What Meyer v. Uber Technologies means for the mobile app industry, consumers are agreeing to those lengthy terms and conditions, whether they've read them or not

This month saw the US Court of Appeals made a landmark decision in a high-profile case against Uber. The case of Meyer v. Uber Technologies confirmed the application of Californian law following the precedent of previous rulings by the US Court of Appeals for the Ninth Circuit. In essence, Meyer accepted Uber's Ts&Cs, which define an arbitration procedure Meyer did not want to use to mediate a dispute with Uber because the procedure was felt to be one-sided. Meyer denied active acceptance; the court disagreed.

The result: that users are bound by online terms of use if, after being presented with 'reasonably conspicuous notice' of the terms, they voluntarily continue with the transaction by clicking on a 'Register' or another similar button. This act in effect confirms their assent to the terms, whether or not they actually read them.

The decision provides a bit of clarity on situations where courts will enforce terms of use, and has implications for the enforceability of terms of use across all mobile device apps.

There has been much confusion around the circumstances in which courts will enforce terms of use in the mobile app environment. It is for the most part this uncertainty which has generated large numbers of high-profile cases against Uber Technologies as well as other mobile app providers.

Despite a plethora of cases that enforce these terms, it seems many courts remain sceptical of consumer and employee agreements that they view as 'one-sided', especially as many users will, by their own admission, not have read them.

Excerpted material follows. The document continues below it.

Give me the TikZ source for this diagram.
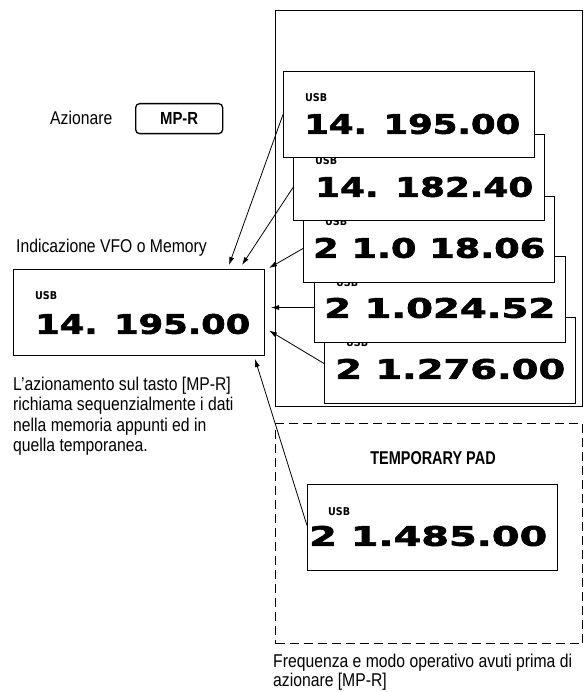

This is not the first time Uber has faced challenges to arbitration provision. It has, for example, been obliged to reach legal agreements with its own drivers before. Furthermore, in the case of Metter v. Uber Technologies, Inc, the Northern District of California denied Uber's motion to compel arbitration on the basis that their user was 'without inquiry notice of Uber's terms of service and without understanding that registering is a manifestation of assent to those terms.'

The big take-away from this case is the need for corporate change: it is essential that companies with consumer-facing products ensure that their methods of assent comply with best practices in this rapidly evolving area of the law.

Meanwhile, companies with arbitration clauses applicable to Californian consumers should review their arbitration provisions immediately and consider whether changes to their terms may be required.

More importantly for consumers, you can't assume that a court will back you in rejecting unreasonable terms of use on an app, just because you didn't read them and now discover that you don't like them.